# How many different breeds do you have?



## Pursestan (Dec 31, 2012)

Just a fun question. 

For those of you with more than one cat, how many different breeds do you have (for the purposes of this question Domestics are considered one breed)?

My answer:

I'm waiting on my new kitty to be old enough to come home. She's a Burmese.
I have a sneaking suspicion that I'll be getting her a buddy pretty quickly. I saw an adorable little Siamese at one of the local shelters who keeps tugging at my heart. So likely two breeds.

How about you?


----------



## marie73 (Jul 12, 2006)

I have one mini-Panther and two Calibratz.


----------



## Susan (Mar 29, 2010)

I have one purebred Ragdoll and one Ragdoll/Persian mix. So, I think that's 1.5!


----------



## Vivien (Jun 29, 2011)

I have 3 breeds. 2 DSH, 2 BSH and 1 Maine ****.


Sent from my iPhone using Petguide.com Free App


----------



## my5kitties (Sep 13, 2005)

Vivien said:


> I have 3 breeds. 2 DSH, 2 BSH and 1 Maine ****.


What's a BSH?


----------



## marie73 (Jul 12, 2006)

British shorhair?


----------



## Kaylesh (Aug 22, 2010)

Yep BSH would be british shorthair..
I have two generic moggies.(non purebred cats here in the UK)


----------



## 3furbabies (Dec 7, 2011)

I have 2 DSH and 1 purebred ragdoll 


Sent from my iPhone using Petguide.com Free App


----------



## JustOneMore (May 4, 2012)

I'm currently catless but my favorite breeds (which I plan on obtaining one by one) are sphynx, savannah's and bengal's. First up, the lovely bald sphynx!!! :crazy


----------



## LilyC (Aug 23, 2011)

2 Maine Coons and 1 Manx


----------



## jadis (Jul 9, 2011)

Four domestic shorthairs, my favorite


----------



## Arianwen (Jun 3, 2012)

None of my six are registered and that suits me just fine!


----------



## GhostTown (Jan 12, 2012)

2 Ragdoll Clowns, 2 Incredibly Handsome DMH's


----------



## yingying (Jul 19, 2011)

I had 6 cats in my entire life, and they are of 5 different breeds! 

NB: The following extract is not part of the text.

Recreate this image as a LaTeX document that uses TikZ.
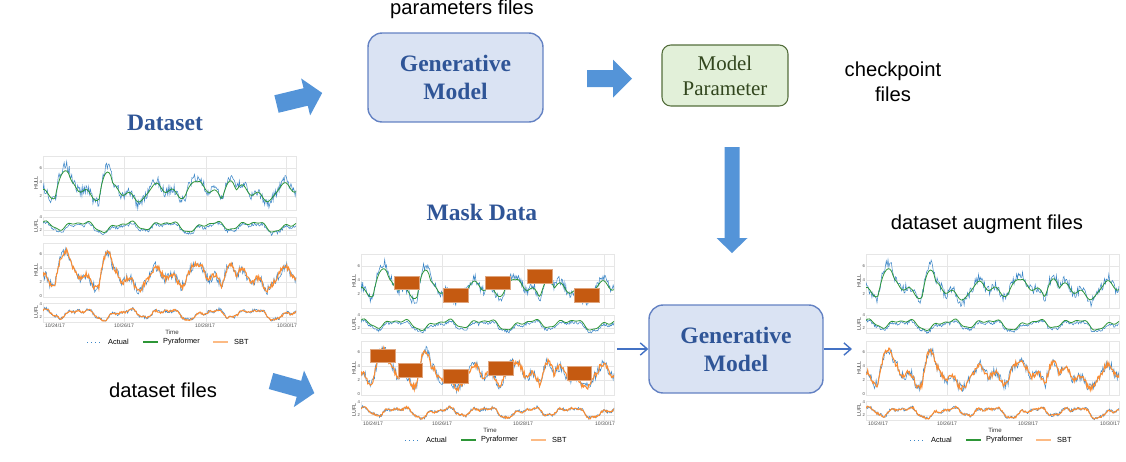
\documentclass[tikz,border=0pt]{standalone}
\usepackage{fontspec}
\setmainfont{Liberation Serif}
\setsansfont{Liberation Sans}
\usetikzlibrary{arrows.meta}
\definecolor{titleblue}{RGB}{47,85,151}
\definecolor{boxblue}{RGB}{218,227,243}
\definecolor{boxblueline}{RGB}{100,130,195}
\definecolor{boxgreen}{RGB}{226,240,217}
\definecolor{boxgreenline}{RGB}{84,110,60}
\definecolor{paramtext}{RGB}{50,70,30}
\definecolor{arrowblue}{RGB}{84,148,216}
\definecolor{linkblue}{RGB}{68,114,196}
\definecolor{maskorange}{RGB}{197,90,17}
\definecolor{actualblue}{RGB}{60,135,200}
\definecolor{pyragreen}{RGB}{45,150,55}
\definecolor{sbtorange}{RGB}{250,140,50}
\definecolor{gridgray}{RGB}{230,230,230}
\tikzset{
  genbox/.style={draw=boxblueline, fill=boxblue, line width=0.8pt, rounded corners=8pt, font=\bfseries\fontsize{13.4}{16}\selectfont, text=titleblue, align=center},
  parambox/.style={draw=boxgreenline, fill=boxgreen, line width=0.6pt, rounded corners=5pt, font=\fontsize{11.9}{14.2}\selectfont, text=paramtext, align=center},
  heading/.style={font=\bfseries\fontsize{13.4}{15}\selectfont, text=titleblue},
  note/.style={font=\sffamily\fontsize{11.5}{14.2}\selectfont, align=center},
  blockarrow/.style={fill=arrowblue},
  flow/.style={draw=linkblue, line width=0.8pt, -{Straight Barb[length=4pt,width=7pt]}},
  panel/.style={draw=gridgray, line width=0.3pt, fill=white},
  gridln/.style={draw=gridgray, line width=0.3pt},
  actual/.style={draw=actualblue, line width=0.3pt},
  pyra/.style={draw=pyragreen, line width=0.45pt},
  sbt/.style={draw=sbtorange, line width=0.6pt},
  ticklab/.style={font=\sffamily\fontsize{2.4}{3}\selectfont, text=black!70, inner sep=0.4pt},
  axislab/.style={font=\sffamily\fontsize{3}{3.5}\selectfont, text=black!80, inner sep=0pt},
  legtext/.style={font=\sffamily\fontsize{4.2}{5}\selectfont, inner sep=0.5pt},
  mask/.style={fill=maskorange, draw=maskorange!55, line width=0.3pt},
}

\begin{document}
\begin{tikzpicture}[x=0.02cm, y=-0.02cm,
  declare function={
    bump(\t,\c,\w)=max(0,1-((\t-\c)/\w)*((\t-\c)/\w));
    hull(\t)=2.6+1.1*sin(8.4*\t+200)+0.6*sin(16.8*\t+40)+0.3*sin(25.2*\t+70)+0.35*sin(2.9*\t+30)
      +3.0*bump(\t,20,8)+3.4*bump(\t,63,7)+3.0*bump(\t,186,7)+1.0*bump(\t,148,6);
    lufl(\t)=2.5+0.55*sin(8.4*\t+120)+0.3*sin(16.8*\t+10)+0.2*sin(4.2*\t)+0.15*sin(33*\t);
  }]
\useasboundingbox (0,0) rectangle (1126,461);
\pgfmathsetseed{17}

% the three charts
\foreach \cx/\cy in {43/156, 361/254, 866/254}{
  \begin{scope}[shift={(\cx,\cy)}]
    \foreach \py/\ph in {0/54, 61/18, 87/54, 147/19}{
      \draw[panel] (0,\py) rectangle (253,{\py+\ph});
      \foreach \gx in {81,163,243} \draw[gridln] (\gx,\py) -- (\gx,{\py+\ph});
    }
    \foreach \v in {2,4,6}{
      \draw[gridln] (0,{54-7*\v}) -- (253,{54-7*\v});
      \draw[gridln] (0,{140-7*\v}) -- (253,{140-7*\v});
      \node[ticklab, anchor=east] at (0,{54-7*\v}) {\v};
    }
    \foreach \v in {0,2,4,6} \node[ticklab, anchor=east] at (0,{140-7*\v}) {\v};
    \draw[gridln] (0,74) -- (253,74);
    \draw[gridln] (0,161) -- (253,161);
    \foreach \v in {2,4}{
      \node[ticklab, anchor=east] at (0,{61+(4-\v)*6.5}) {\v};
      \node[ticklab, anchor=east] at (0,{148+(4-\v)*6.5}) {\v};
    }
    \node[axislab, rotate=90] at (-7,27) {HULL};
    \node[axislab, rotate=90] at (-7,70) {LUFL};
    \node[axislab, rotate=90] at (-7,114) {HULL};
    \node[axislab, rotate=90] at (-7,156) {LUFL};
    % curves
    \begin{scope}
      \clip (0,0) rectangle (253,54);
      \draw[actual] plot[domain=0:253, samples=300] (\x,{54-7*(hull(\x)+1.4*rnd-0.7)});
      \draw[pyra] plot[domain=0:253, samples=150, smooth] (\x,{54-7*(0.8*hull(\x)+0.5)});
    \end{scope}
    \begin{scope}
      \clip (0,61) rectangle (253,79);
      \draw[actual] plot[domain=0:253, samples=300] (\x,{61+6.5*(4-(lufl(\x)-0.35+0.5*rnd))});
      \draw[pyra] plot[domain=0:253, samples=150, smooth] (\x,{61+6.5*(4-(lufl(\x)+0.15))});
    \end{scope}
    \begin{scope}
      \clip (0,87) rectangle (253,141);
      \draw[actual] plot[domain=0:253, samples=300] (\x,{140-7*(hull(\x)+1.4*rnd-0.7)});
      \draw[sbt] plot[domain=0:253, samples=300] (\x,{140-7*(hull(\x)+0.8*rnd-0.4)});
    \end{scope}
    \begin{scope}
      \clip (0,147) rectangle (253,166);
      \draw[actual] plot[domain=0:253, samples=300] (\x,{148+6.5*(4-(lufl(\x)-0.25+0.5*rnd))});
      \draw[sbt] plot[domain=0:253, samples=300] (\x,{148+6.5*(4-(lufl(\x)+0.3*rnd-0.15))});
    \end{scope}
    % axis
    \foreach \lx/\lt in {12/{10/24/17}, 81/{10/26/17}, 162/{10/28/17}, 244/{10/30/17}}
      \node[ticklab, font=\sffamily\fontsize{2.9}{3}\selectfont] at (\lx,170) {\lt};
    \node[axislab, font=\sffamily\fontsize{3.5}{4}\selectfont] at (129,176) {Time};
    % legend
    \draw[actual, dotted, line width=0.5pt] (44,186) -- (60,186);
    \node[legtext, anchor=west] at (64,186) {Actual};
    \draw[pyra, line width=0.7pt] (100,186) -- (115,186);
    \node[legtext, anchor=west] at (119,186) {Pyraformer};
    \draw[sbt, line width=0.7pt, opacity=0.6] (170,186) -- (185,186);
    \node[legtext, anchor=west] at (190,186) {SBT};
  \end{scope}
}

% masked blocks
\foreach \ax/\ay/\bx/\by in {394/276/419/289, 443/288/468/302, 485/276/510/289, 527/269/552/283, 574/288/599/302,
    370/349/395/362, 398/363/422/377, 443/369/468/383, 488/361/513/375, 567/366/591/380}
  \draw[mask] (\ax,\ay) rectangle (\bx,\by);

% boxes
\node[genbox, minimum width=3.5cm, minimum height=1.78cm] (genA) at (455.5,77.5) {Generative\\Model};
\node[parambox, minimum width=2.52cm, minimum height=1.22cm] (param) at (725,75.5) {Model\\Parameter};
\node[genbox, minimum width=3.48cm, minimum height=1.76cm] (genB) at (736,349) {Generative\\Model};

% texts
\node[note] (paramfiles) at (462,9) {parameters files};
\node[note] (ckpt) at (893,82) {checkpoint\\files};
\node[note] (augfiles) at (987,224) {dataset augment files};
\node[note] (datafiles) at (163,390) {dataset files};
\node[heading] (dstitle) at (165,123) {Dataset};
\node[heading] (masktitle) at (482,212) {Mask Data};

% block arrows
\fill[blockarrow, shift={(276.5,104)}, rotate=13.6] (0,-9) -- (30,-9) -- (30,-19) -- (47,0) -- (30,19) -- (30,9) -- (0,9) -- cycle;
\fill[blockarrow, shift={(587,78.5)}] (0,-8.5) -- (26,-8.5) -- (26,-19) -- (45,0) -- (26,19) -- (26,8.5) -- (0,8.5) -- cycle;
\fill[blockarrow, shift={(732,147)}, rotate=-90] (0,-7.5) -- (91,-7.5) -- (91,-15.5) -- (106,0) -- (91,15.5) -- (91,7.5) -- (0,7.5) -- cycle;
\fill[blockarrow, shift={(271,381)}, rotate=-15.6] (0,-8.3) -- (29,-8.3) -- (29,-19) -- (45,0) -- (29,19) -- (29,8.3) -- (0,8.3) -- cycle;

% thin connectors
\coordinate (maskout) at (617,349);
\coordinate (augin) at (852,349);
\draw[flow] (maskout) -- (genB.west);
\draw[flow] (genB.east) -- (augin);
\end{tikzpicture}
\end{document}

My current two cats are Birman and Siberian. My first ever cat was a domestic shorthair. Then I got 2 Persians, and one British longhair for a short while :luv


----------



## Graco22 (Jan 6, 2013)

I have 7, all Devon Rex. But someday I want a Selkirk, an American Wirehair and a Sphynx.


----------



## soccergrl76 (Dec 1, 2010)

I have 2 DSH. I never owned any other cat breed.


Sent from my iPhone using Petguide.com Free App


----------



## Alex Harris (May 4, 2012)

1 Maine **** and 1 DSH.


----------



## kwarendorf (Oct 12, 2009)

I have 1 Balinese and 1 Javanese.


----------